IDLO and Gender Justice: Shifting the Terms of the Debate
In
India, a student
— still nameless — is fatally
gang-raped on a Delhi bus; in Pakistan, teenager Malala Yousafzai is
shot in the head for advocating girls’ education; in Afghanistan, a
young woman, Lal Bibi, is abducted and raped as payback in a family
feud. Elsewhere — countless other women and girls, brutalized,
trafficked, denied basic rights, either in law or in practice.
“States,
particularly in the developing world, have
ignored their duty
to extend to women the essence of the rule of law: equal protection,”

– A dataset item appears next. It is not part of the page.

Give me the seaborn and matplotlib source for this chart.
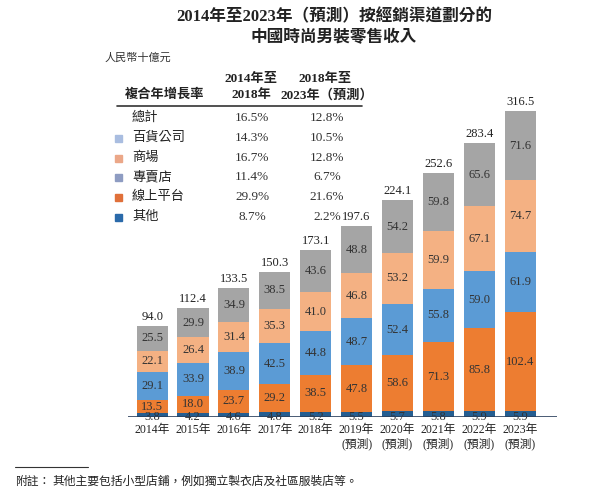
# -*- coding: utf-8 -*-
import matplotlib
matplotlib.use('Agg')
import matplotlib.pyplot as plt
import numpy as np
import pandas as pd
import seaborn as sns

# 數據（人民幣十億元）
years = ['2014年', '2015年', '2016年', '2017年', '2018年',
         '2019年\n(預測)', '2020年\n(預測)', '2021年\n(預測)', '2022年\n(預測)', '2023年\n(預測)']
other = [3.8, 4.2, 4.6, 4.8, 5.2, 5.5, 5.7, 5.8, 5.9, 5.9]
online = [13.5, 18.0, 23.7, 29.2, 38.5, 47.8, 58.6, 71.3, 85.8, 102.4]
specialty = [29.1, 33.9, 38.9, 42.5, 44.8, 48.7, 52.4, 55.8, 59.0, 61.9]
mall = [22.1, 26.4, 31.4, 35.3, 41.0, 46.8, 53.2, 59.9, 67.1, 74.7]
dept = [25.5, 29.9, 34.9, 38.5, 43.6, 48.8, 54.2, 59.8, 65.6, 71.6]
totals = [94.0, 112.4, 133.5, 150.3, 173.1, 197.6, 224.1, 252.6, 283.4, 316.5]

# 表格
cagr_rows = ['總計', '百貨公司', '商場', '專賣店', '線上平台', '其他']
cagr_1418 = ['16.5%', '14.3%', '16.7%', '11.4%', '29.9%', '8.7%']
cagr_1823 = ['12.8%', '10.5%', '12.8%', '6.7%', '21.6%', '2.2%']
legend_colors = [None, '#a9bde0', '#eba788', '#8e9cc2', '#e0703a', '#2a6aaa']

sns.set_theme(style='white')
plt.rcParams['font.family'] = ['Liberation Serif', 'Noto Sans CJK TC', 'DejaVu Sans']

W, H = 608, 499
fig = plt.figure(figsize=(W / 100, H / 100), dpi=100)


def fx(px):
    return px / W


def fy(py):
    return 1 - py / H


ax = fig.add_axes([fx(128), fy(417), fx(557) - fx(128), (417 - 98) / H])

segments = [
    ('其他', other, '#255e91'),
    ('線上平台', online, '#ed7d31'),
    ('專賣店', specialty, '#5b9bd5'),
    ('商場', mall, '#f4b183'),
    ('百貨公司', dept, '#a5a5a5'),
]

bottom = np.zeros(len(years))
for name, vals, col in segments:
    df = pd.DataFrame({'year': years, 'value': vals})
    sns.barplot(data=df, x='year', y='value', order=years, color=col, saturation=1,
                width=0.76, bottom=bottom, linewidth=0, ax=ax)
    for i, v in enumerate(vals):
        # 其他的數值標籤壓在底線上（同原圖）
        yc = 0.3 if name == '其他' else bottom[i] + v / 2
        ax.text(i, yc, f'{v:.1f}', ha='center', va='center',
                fontsize=9, color='#333333', zorder=5, clip_on=False)
    bottom = bottom + np.array(vals)

for i, t in enumerate(totals):
    ax.text(i, bottom[i] + 3, f'{t:.1f}', ha='center', va='bottom', fontsize=9, color='#222222')

ax.axhline(0, color='#2b3f5c', lw=1.2, zorder=6)
ax.set_xlim(-0.59, 9.9)
ax.set_ylim(0, 330)
ax.set_xlabel('')
ax.set_ylabel('')
ax.set_yticks([])
ax.tick_params(axis='x', length=0, labelsize=8.5, pad=5, colors='#222222')
for s in ax.spines.values():
    s.set_visible(False)

# 標題
fig.text(fx(334), fy(17), '2014年至2023年（預測）按經銷渠道劃分的', ha='center', va='center',
         fontsize=12, fontweight='bold', color='#222222')
fig.text(fx(334), fy(38), '中國時尚男裝零售收入', ha='center', va='center',
         fontsize=12, fontweight='bold', color='#222222')
fig.text(fx(105), fy(58), '人民幣十億元', ha='left', va='center', fontsize=8,
         style='italic', color='#333333')

# 複合年增長率表
fig.text(fx(125), fy(95), '複合年增長率', ha='left', va='center', fontsize=9.5,
         fontweight='bold', color='#222222')
fig.text(fx(251), fy(79), '2014年至', ha='center', va='center', fontsize=9.5,
         fontweight='bold', color='#222222')
fig.text(fx(251), fy(95), '2018年', ha='center', va='center', fontsize=9.5,
         fontweight='bold', color='#222222')
fig.text(fx(325), fy(79), '2018年至', ha='center', va='center', fontsize=9.5,
         fontweight='bold', color='#222222')
fig.text(fx(327), fy(95), '2023年（預測）', ha='center', va='center', fontsize=9.5,
         fontweight='bold', color='#222222')
fig.add_artist(plt.Line2D([fx(117), fx(362)], [fy(106), fy(106)], color='#333333', lw=1.2))

row_y = [118, 138, 158, 177, 197, 217]
for name, c1, c2, col, y in zip(cagr_rows, cagr_1418, cagr_1823, legend_colors, row_y):
    if col is not None:
        fig.patches.append(plt.Rectangle((fx(115), fy(y + 3.5)), 7 / W, 7 / H,
                                         transform=fig.transFigure, color=col, figure=fig))
    fig.text(fx(132), fy(y), name, ha='left', va='center', fontsize=9.5, color='#222222')
    fig.text(fx(252), fy(y), c1, ha='center', va='center', fontsize=9.5, color='#333333')
    fig.text(fx(327), fy(y), c2, ha='center', va='center', fontsize=9.5, color='#333333')

# 附註
fig.add_artist(plt.Line2D([fx(15), fx(88)], [fy(467), fy(467)], color='#333333', lw=0.8))
fig.text(fx(15), fy(482), '附註：', ha='left', va='center', fontsize=8.5,
         style='italic', color='#222222')
fig.text(fx(52), fy(482), '其他主要包括小型店鋪，例如獨立製衣店及社區服裝店等。', ha='left',
         va='center', fontsize=8.5, color='#222222')

fig.savefig('out.png', dpi=100)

says IDLO Director-General Irene Khan. “The law has, quite simply,
failed women.”
For
a woman who happily describes herself as a lawyer,
this is a tough
admission. Yet Ms Khan’s background is in human rights activism: in
her, the advocate still seems to trump the lawyer. And just over a year
into her leadership, IDLO is making gender justice one of its
priorities.
But
it is doing so in a way that may raise eyebrows.
Perhaps because
its culture is more intellectually exploratory than bureaucratic, the
organization appears determined to turn received wisdom on its head. In
its most recent report, Accessing Justice ,
IDLO argues that for women
to be legally empowered, the world must overcome its distaste with
informal justice systems — and mold them to women’s advantage instead.
The
argument is simple, if unorthodox: in different ways,
both formal
law and customary law have let women down. Even when the right laws are
in place, court systems in the developing world can be remote and
unresponsive. These courts may also be corrupt; they are almost always
out of sync with poor and illiterate women. Village justice, in turn,
often has in-built discrimination; it tends to reinforce rather than
challenge female exclusion. But it is cheap and handy. Its processes
and rulings are easily understood. For this reason, the argument goes,
village justice is something most women in the developing world are
stuck with.
“We’re
certainly not saying that we should pick informal
systems over
formal ones,” Ms Khan insists when asked if IDLO, in appearing to
legitimize informal justice, is not playing a dangerous game. “Of
course customary law can be brutal. But we’re starting from the
observation that overall, informal legal systems show no sign of going
away. And we think that wherever
human rights standards are
not
compromised, we should help transform these systems so that they
benefit women. The law means different things in different places. And
custom is not static: it responds to intervention.”
The
interventions, analyzed at length in Accessing
Justice, range
geographically from Africa to Asia and the South Pacific. In rural
Namibia, women are being empowered to become ‘traditional’ leaders,
helping tilt customary justice away from male privilege. In the Solomon
Islands, women are shoring up their land tenure claims by referencing
half-forgotten, pre-colonial norms and customs. These are believed to
have stemmed from a culture that was once more female-positive.
In
Afghanistan, by contrast, the emphasis falls on
consolidating formal
institutions to afford women better protection. In Morocco, where the
legal culture is centered on formal procedure, NGOs have alternately
invoked little-known statutes and exploited loopholes in restrictive
laws to obtain official registration for the children of unwed mothers.
The
conclusion, from IDLO’s perspective, is obvious: do
whatever works.
Let women choose for themselves what form of justice suits them best —
as long as justice is what they get.
Gender
justice is clearly shaping up as one of the world’s
most urgent
conversations. And it is one that IDLO, as both powerhouse of legal
thought and international aid actor, could not afford to miss. But it
seems to be joining it on its own terms, unpacking all assumptions,
substituting pragmatism for dogma — almost, all told, unlawyerishly.